Biodynamic Wine

 

What is it?

The principles of biodynamics, a method of permaculture farming, are based around the natural ecosystem and the way plants interact with each other in it.

Biodynamic wines can be a little bit trick. A wine sold as biodynamic (Demeter) can still have different natural additions, 70-90 mg of sulfites and be filtered. Therefore the selection from Caverna do Vinho is always natural even if it is biodynamic to make sure they are always pure.

The production of biodynamic wine is about treating the earth as a living and receptive organism. It uses organic farming methods including compost as fertilizer and avoiding pesticides. It also uses Rudolf Steiner´s formulas to prepare soil supplements and follows a planting calendar that depends upon astronomical configurations.

Besides the biodynamic calendar, no chemicals or ‘manufactured’ additions (like commercial yeast) are allowed in biodynamic wine. Instead, wine growers make special compost preparations with natural ingredients to bolster their vineyards.

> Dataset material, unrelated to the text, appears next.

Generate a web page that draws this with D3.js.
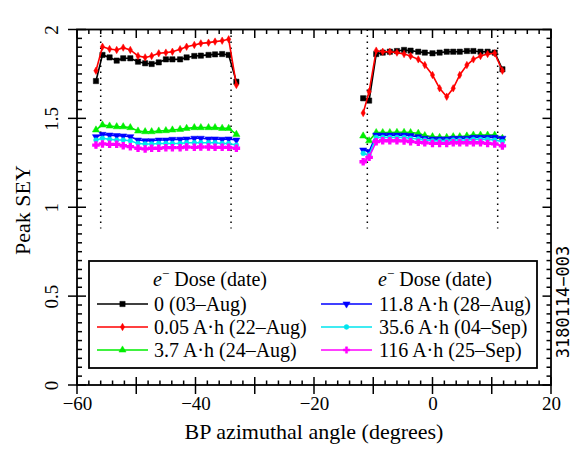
<!DOCTYPE html>
<html>
<head>
<meta charset="utf-8">
<script src="https://cdn.jsdelivr.net/npm/d3@7"></script>
<style>
body { margin: 0; background: #fff; }
text { font-family: "Liberation Serif", "Times New Roman", serif; fill: #000; }
.domain { display: none; }
</style>
</head>
<body>
<div class="vizcontainer"></div>
<script>
// angles (degrees) of the two scans
const leftAngles = [-56.8, -55.7, -54.5, -53.3, -52.2, -51.0, -49.7, -48.5, -47.4, -46.2, -45.0,
  -43.9, -42.6, -41.5, -40.2, -39.1, -37.8, -36.7, -35.5, -34.4, -33.1];
const rightAngles = [-11.7, -10.7, -9.5, -8.4, -7.2, -6.0, -4.8, -3.7, -2.4, -1.3, 0.0,
  1.2, 2.4, 3.5, 4.6, 5.8, 6.9, 8.1, 9.3, 10.5, 11.8];

const seriesNames = ["0 (03\u2013Aug)", "0.05 A\u00b7h (22\u2013Aug)", "3.7 A\u00b7h (24\u2013Aug)",
  "11.8 A\u00b7h (28\u2013Aug)", "35.6 A\u00b7h (04\u2013Sep)", "116 A\u00b7h (25\u2013Sep)"];

const dose0Left = [1.71, 1.857, 1.843, 1.825, 1.838, 1.838, 1.819, 1.81, 1.806, 1.815, 1.832,
  1.832, 1.832, 1.843, 1.851, 1.853, 1.857, 1.86, 1.862, 1.857, 1.706];
const dose0Right = [1.613, 1.6, 1.862, 1.87, 1.875, 1.879, 1.885, 1.881, 1.875, 1.87, 1.866,
  1.87, 1.875, 1.875, 1.875, 1.879, 1.879, 1.875, 1.875, 1.87, 1.776];
const dose005Left = [1.768, 1.903, 1.89, 1.885, 1.898, 1.885, 1.851, 1.843, 1.851, 1.866, 1.87,
  1.875, 1.889, 1.903, 1.913, 1.922, 1.926, 1.932, 1.937, 1.945, 1.688];
const dose005Right = [1.53, 1.65, 1.881, 1.875, 1.875, 1.87, 1.862, 1.851, 1.832, 1.8, 1.744,
  1.669, 1.622, 1.669, 1.744, 1.8, 1.832, 1.851, 1.862, 1.866, 1.768];
const dose37Left = [1.435, 1.463, 1.457, 1.453, 1.453, 1.448, 1.429, 1.425, 1.425, 1.429, 1.431,
  1.435, 1.438, 1.444, 1.448, 1.448, 1.448, 1.448, 1.444, 1.444, 1.41];
const dose37Right = [1.401, 1.374, 1.42, 1.42, 1.42, 1.421, 1.421, 1.42, 1.416, 1.403, 1.397,
  1.393, 1.393, 1.397, 1.397, 1.401, 1.406, 1.406, 1.406, 1.406, 1.388];
const dose118Left = [1.397, 1.41, 1.406, 1.403, 1.401, 1.397, 1.378, 1.374, 1.374, 1.378, 1.378,
  1.382, 1.382, 1.384, 1.388, 1.388, 1.384, 1.384, 1.382, 1.384, 1.378];
const dose118Right = [1.322, 1.313, 1.406, 1.406, 1.406, 1.406, 1.406, 1.403, 1.397, 1.388, 1.384,
  1.384, 1.384, 1.388, 1.388, 1.388, 1.393, 1.393, 1.393, 1.393, 1.388];
const dose356Left = [1.378, 1.388, 1.382, 1.378, 1.378, 1.374, 1.359, 1.356, 1.356, 1.359, 1.359,
  1.359, 1.359, 1.363, 1.363, 1.363, 1.363, 1.363, 1.359, 1.359, 1.35];
const dose356Right = [1.303, 1.294, 1.393, 1.393, 1.393, 1.393, 1.393, 1.388, 1.384, 1.378, 1.374,
  1.374, 1.374, 1.378, 1.378, 1.378, 1.382, 1.382, 1.382, 1.378, 1.369];
const dose116Left = [1.35, 1.356, 1.354, 1.354, 1.346, 1.341, 1.332, 1.328, 1.332, 1.332, 1.335,
  1.335, 1.335, 1.339, 1.337, 1.339, 1.339, 1.337, 1.337, 1.337, 1.332];
const dose116Right = [1.256, 1.281, 1.369, 1.374, 1.374, 1.374, 1.373, 1.369, 1.365, 1.363, 1.359,
  1.359, 1.359, 1.363, 1.363, 1.363, 1.363, 1.363, 1.359, 1.356, 1.345];

// vertical dotted guides
const guideAngles = [-56, -34, -11, 11];
const guideLow = 0.88;

const xTickLabels = [-60, -40, -20, 0, 20];
const yTickLabels = [0, 0.5, 1, 1.5, 2];

const seriesLeft = [dose0Left, dose005Left, dose37Left, dose118Left, dose356Left, dose116Left];
const seriesRight = [dose0Right, dose005Right, dose37Right, dose118Right, dose356Right, dose116Right];
const colors = ["#000000", "#ff0000", "#00ee00", "#0000ff", "#00e5ee", "#ff00ff"];
const symbols = [
  { type: d3.symbolSquare, size: 28, rot: 0 },
  { type: d3.symbolDiamond, size: 16, rot: 0 },
  { type: d3.symbolTriangle, size: 22, rot: 0 },
  { type: d3.symbolTriangle, size: 22, rot: 180 },
  { type: d3.symbolCircle, size: 18, rot: 0 },
  { type: d3.symbolCross, size: 22, rot: 0 }
];

const W = 581, H = 463;
const plot = { left: 77, right: 551, top: 29.5, bottom: 385 };

const svg = d3.select(".vizcontainer").append("svg")
  .attr("width", W).attr("height", H);

const x = d3.scaleLinear().domain([-60, 20]).range([plot.left, plot.right]);
const y = d3.scaleLinear().domain([0, 2]).range([plot.bottom, plot.top]);

// frame
svg.append("rect")
  .attr("x", plot.left).attr("y", plot.top)
  .attr("width", plot.right - plot.left).attr("height", plot.bottom - plot.top)
  .attr("fill", "none").attr("stroke", "#000").attr("stroke-width", 1.8);

// ticks all round
const isMajorX = v => Math.abs(v / 10 - Math.round(v / 10)) < 1e-6;
const isMajorY = v => Math.abs(v / 0.5 - Math.round(v / 0.5)) < 1e-6;
const tk = svg.append("g").attr("stroke", "#000").attr("stroke-width", 1.5);
d3.range(-60, 20.01, 2).forEach(v => {
  const px = x(v), maj = isMajorX(v);
  tk.append("line").attr("x1", px).attr("x2", px)
    .attr("y1", plot.bottom + (maj ? 9 : 0)).attr("y2", plot.bottom - (maj ? 8 : 4.5));
  tk.append("line").attr("x1", px).attr("x2", px)
    .attr("y1", plot.top).attr("y2", plot.top + (maj ? 8.5 : 4.5));
});
d3.range(0, 2.001, 0.05).forEach(v => {
  const py = y(v), maj = isMajorY(v);
  tk.append("line").attr("y1", py).attr("y2", py)
    .attr("x1", plot.left - (maj ? 9 : 0)).attr("x2", plot.left + (maj ? 9 : 5));
  tk.append("line").attr("y1", py).attr("y2", py)
    .attr("x1", plot.right).attr("x2", plot.right - (maj ? 8.5 : 4.5));
});

// axis labels
svg.append("g")
  .attr("transform", "translate(0," + plot.bottom + ")")
  .call(d3.axisBottom(x).tickValues(xTickLabels).tickSize(0).tickPadding(12))
  .call(g => g.selectAll("text").attr("font-size", 19).attr("font-family", null));

svg.append("g")
  .attr("transform", "translate(" + plot.left + ",0)")
  .call(d3.axisLeft(y).tickValues(yTickLabels).tickSize(0).tickFormat(d => String(d)))
  .call(g => g.selectAll("text")
    .attr("font-size", 19).attr("font-family", null)
    .attr("x", 0).attr("dy", 0).attr("text-anchor", "middle")
    .attr("transform", "translate(-19,0) rotate(-90)"));

svg.append("text")
  .attr("x", (plot.left + plot.right) / 2).attr("y", 439)
  .attr("text-anchor", "middle").attr("font-size", 22)
  .text("BP azimuthal angle (degrees)");

svg.append("text")
  .attr("transform", "translate(30,210) rotate(-90)")
  .attr("text-anchor", "middle").attr("font-size", 22)
  .text("Peak SEY");

svg.append("text")
  .attr("transform", "translate(563,302) rotate(-90)")
  .attr("text-anchor", "middle").attr("dominant-baseline", "central")
  .style("font-family", "'DejaVu Sans Mono', monospace").attr("font-size", 17)
  .text("3180114\u2212003");

// dotted guides
svg.append("g").selectAll("line")
  .data(guideAngles).enter().append("line")
  .attr("x1", d => x(d)).attr("x2", d => x(d))
  .attr("y1", y(2)).attr("y2", y(guideLow))
  .attr("stroke", "#000").attr("stroke-width", 1.5)
  .attr("stroke-dasharray", "1.5,4.5");

// series
const line = d3.line().x(d => x(d[0])).y(d => y(d[1]));
const symbolPath = (s) => d3.symbol().type(s.type).size(s.size)();

seriesLeft.forEach((vals, i) => {
  [[leftAngles, vals], [rightAngles, seriesRight[i]]].forEach(([angles, v]) => {
    const pts = angles.map((a, j) => [a, v[j]]);
    const g = svg.append("g");
    g.append("path").datum(pts).attr("d", line)
      .attr("fill", "none").attr("stroke", colors[i]).attr("stroke-width", 1.6);
    g.selectAll("path.m").data(pts).enter().append("path")
      .attr("class", "m")
      .attr("d", symbolPath(symbols[i]))
      .attr("transform", d => "translate(" + x(d[0]) + "," + y(d[1]) + ") rotate(" + symbols[i].rot + ")")
      .attr("fill", colors[i]).attr("stroke", colors[i]).attr("stroke-width", i === 5 ? 1.2 : 0.5);
  });
});

// legend
const legend = svg.append("g").attr("id", "legend");
legend.append("rect")
  .attr("x", 89).attr("y", 261).attr("width", 448).attr("height", 107)
  .attr("fill", "#fff").attr("stroke", "#000").attr("stroke-width", 1.8);

const cols = [{ lx: 97, tx: 154 }, { lx: 321, tx: 379 }];
cols.forEach(c => {
  const h = legend.append("text").attr("x", c.tx - 1).attr("y", 286).attr("font-size", 20);
  h.append("tspan").attr("font-style", "italic").text("e");
  h.append("tspan").attr("font-size", 13).attr("dy", -8).text("\u2212");
  h.append("tspan").attr("dy", 8).text(" Dose (date)");
});

seriesNames.forEach((name, i) => {
  const c = cols[Math.floor(i / 3)];
  const cy = 304 + (i % 3) * 23;
  legend.append("line")
    .attr("x1", c.lx).attr("x2", c.lx + 51).attr("y1", cy).attr("y2", cy)
    .attr("stroke", colors[i]).attr("stroke-width", 1.6);
  legend.append("path")
    .attr("d", symbolPath(symbols[i]))
    .attr("transform", "translate(" + (c.lx + 25.5) + "," + cy + ") rotate(" + symbols[i].rot + ")")
    .attr("fill", colors[i]).attr("stroke", colors[i]).attr("stroke-width", 0.5);
  legend.append("text")
    .attr("x", c.tx).attr("y", cy + 6.5).attr("font-size", 20)
    .text(name);
});
</script>
</body>
</html>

In biodynamic wines no chemicals are added to adjust the color so the color you see might be different from the one you are used to.

Who was Rudolf?

Rudolf Steiner (1861-1925) was an Austrian philosopher, social reformer, architect and esotericist. He was asked for help by a group of farmers who were concerned about the future of agriculture already in 1924. So he gave them lectures on ecological and sustainable approach to agriculture which increased soil fertility without using chemical fertilizers and pesticides.

Biodynamics sees the farm as a whole as an organism, it should therefore be a largely self-sustaining system, producing its own manure and animal feed. Rudolf also recommended timing the agricultural acivities (sowing, weeding and harvesting) to utilize the influences on plant growth of the moon and the planets.

Biodynamic uses two types of preparations: those for fertilizing and those for composting. They require combinations of natural substances (manure, herbs and flowers, minerals) and organic materials (cow horns, bladders, skulls) to be buried in the land or sprayed onto compost to help keep nutrients in the earth.